Por otro lado, la diversidad entre los diferentes grupos que conforman a la sociedad es causa por sí misma de conflictos. No es casualidad que, por un lado, en los países latinoamericanos, que se han caracterizado por estar conformados por individuos con usos y costumbres tan variados desde el mestizaje que ocurrió a la llegada de los españoles, haya tantos conflictos internos, desigualdad social y racismo en sus diferentes formas, mientras que en países de Europa Occidental haya habido más estabilidad socialmente hablando.

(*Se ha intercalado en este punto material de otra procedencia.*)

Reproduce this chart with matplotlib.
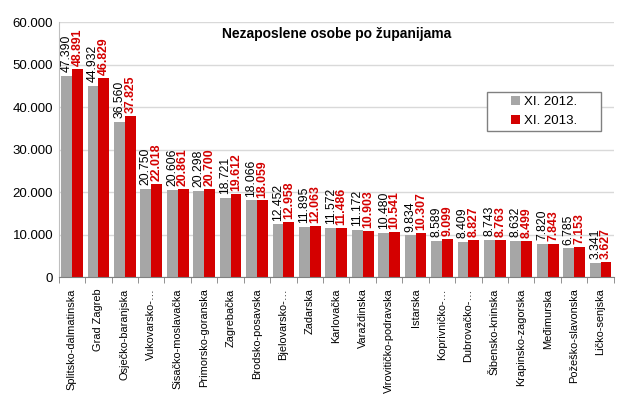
import numpy as np
import matplotlib.pyplot as plt
import matplotlib.font_manager as fm
from matplotlib.ticker import FuncFormatter
from matplotlib.patches import Rectangle

zupanije = ["Splitsko-dalmatinska", "Grad Zagreb", "Osječko-baranjska", "Vukovarsko-…",
            "Sisačko-moslavačka", "Primorsko-goranska", "Zagrebačka", "Brodsko-posavska",
            "Bjelovarsko-…", "Zadarska", "Karlovačka", "Varaždinska", "Virovitičko-podravska",
            "Istarska", "Koprivničko-…", "Dubrovačko-…", "Šibensko-kninska",
            "Krapinsko-zagorska", "Međimurska", "Požeško-slavonska", "Ličko-senjska"]
xi_2012 = [47390, 44932, 36560, 20750, 20606, 20298, 18721, 18066, 12452, 11895, 11572,
           11172, 10480, 9834, 8589, 8409, 8743, 8632, 7820, 6785, 3341]
xi_2013 = [48891, 46829, 37825, 22018, 20861, 20700, 19612, 18059, 12958, 12063, 11486,
           10903, 10541, 10307, 9099, 8827, 8763, 8499, 7843, 7153, 3627]

plt.rcParams['font.family'] = ['Liberation Sans', 'DejaVu Sans']

# uski font za nazive zupanija (ako postoji)
uski_file = None
for f in fm.fontManager.ttflist:
    if f.name == 'Liberation Sans Narrow' and f.style == 'normal' and f.weight in (400, 'normal', 'regular'):
        uski_file = f.fname
if uski_file:
    uski = fm.FontProperties(fname=uski_file, size=9.6)
else:
    uski = fm.FontProperties(family='Liberation Sans', size=7.9)

fig = plt.figure(figsize=(6.25, 3.95), dpi=100)
ax = fig.add_axes([0.094, 0.298, 0.888, 0.646])

x = np.arange(len(zupanije))
w = 0.41
siva = '#A6A6A6'
crvena = '#D40000'
ax.bar(x - w/2, xi_2012, w, color=siva, label='XI. 2012.', zorder=2)
ax.bar(x + w/2, xi_2013, w, color=crvena, label='XI. 2013.', zorder=2)

def fmt(v):
    return f"{v:,}".replace(",", ".")

for i in range(len(x)):
    ax.text(x[i] - w/2, xi_2012[i] + 900, fmt(xi_2012[i]), rotation=90, ha='center',
            va='bottom', fontsize=8.8, color='black')
    ax.text(x[i] + w/2, xi_2013[i] + 700, fmt(xi_2013[i]), rotation=90, ha='center',
            va='bottom', fontsize=8.8, color=crvena, fontweight='bold')

ax.set_xlim(-0.5, len(x) - 0.5)
ax.set_ylim(0, 60000)
ax.set_yticks(range(0, 60001, 10000))
ax.yaxis.set_major_formatter(FuncFormatter(lambda v, p: fmt(int(v))))
ax.tick_params(axis='y', length=0, labelsize=9.5, pad=4)
ax.grid(axis='y', color='#D9D9D9', lw=1, zorder=0)
ax.set_axisbelow(True)

ax.set_xticks(x)
ax.set_xticklabels(zupanije, rotation=90, fontproperties=uski)
ax.tick_params(axis='x', length=0, pad=8)
ax.set_xticks(np.arange(-0.5, len(x), 1), minor=True)
ax.tick_params(axis='x', which='minor', length=4, color='#808080')

for s in ['top', 'right']:
    ax.spines[s].set_visible(False)
ax.spines['left'].set_color('#BFBFBF')
ax.spines['bottom'].set_color('#808080')

ax.text(0.5, 0.955, 'Nezaposlene osobe po županijama', transform=ax.transAxes,
        ha='center', va='center', fontsize=10, fontweight='bold')

ax.add_patch(Rectangle((0.772, 0.573), 0.205, 0.153, transform=ax.transAxes,
                       facecolor='white', edgecolor='#808080', lw=1, zorder=3))
ax.legend(loc='center', bbox_to_anchor=(0.874, 0.649), fontsize=9.5, frameon=False,
          handlelength=0.7, handleheight=0.7, labelspacing=0.5, handletextpad=0.3,
          borderaxespad=0, borderpad=0)

fig.savefig('out.png', dpi=100)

Que la población originaria de estos últimos resienta tanto el desorden causado por grupos migrantes dominantes (que buscan imponer su estilo de vida a la sociedad a la que llegan) recurriendo nuevamente a movimientos políticos ultranacionalistas que busquen redefinir, delimitar y acentuar tal o cual identidad nacional, solo comprueba la imperativa necesidad de unificar los valores fundamentales para homogeneizar a todas las sociedades.

Aunándose la intolerancia que parece consumir con mayor ahínco a las mayorías, no es viable dejar esta situación desentendida mucho más tiempo.

No es que el punto de quiebre definitivo vaya a ocurrir pronto, pero el crecimiento de la población y la poca capacidad de los Estados de controlar a sus gobernados, resquebrajará la frágil paz que aún mantiene la cohesión entre los diferentes grupos.

Es indispensable apuntar a un objetivo común. No es que antes lo hubiera, pero el objetivo EN común que tenía la mayoría de los anteriores miembros de las diversas sociedades era el de la supervivencia, el dejar una descendencia y, en algunos casos, la complacencia a una deidad.

La revolución de las expectativas vino a remover las mentes de las personas al exponerlos a una inmensa variedad de posibles destinos, provocando que la sensación de satisfacción sea una condición muy difícil a la cual acceder.

La libertad y sus términos relacionados no se deben de utilizar a la ligera, sin una máxima noble que sirva como guía a la sociedad, esta colapsará a la más mínima señal de desestabilidad.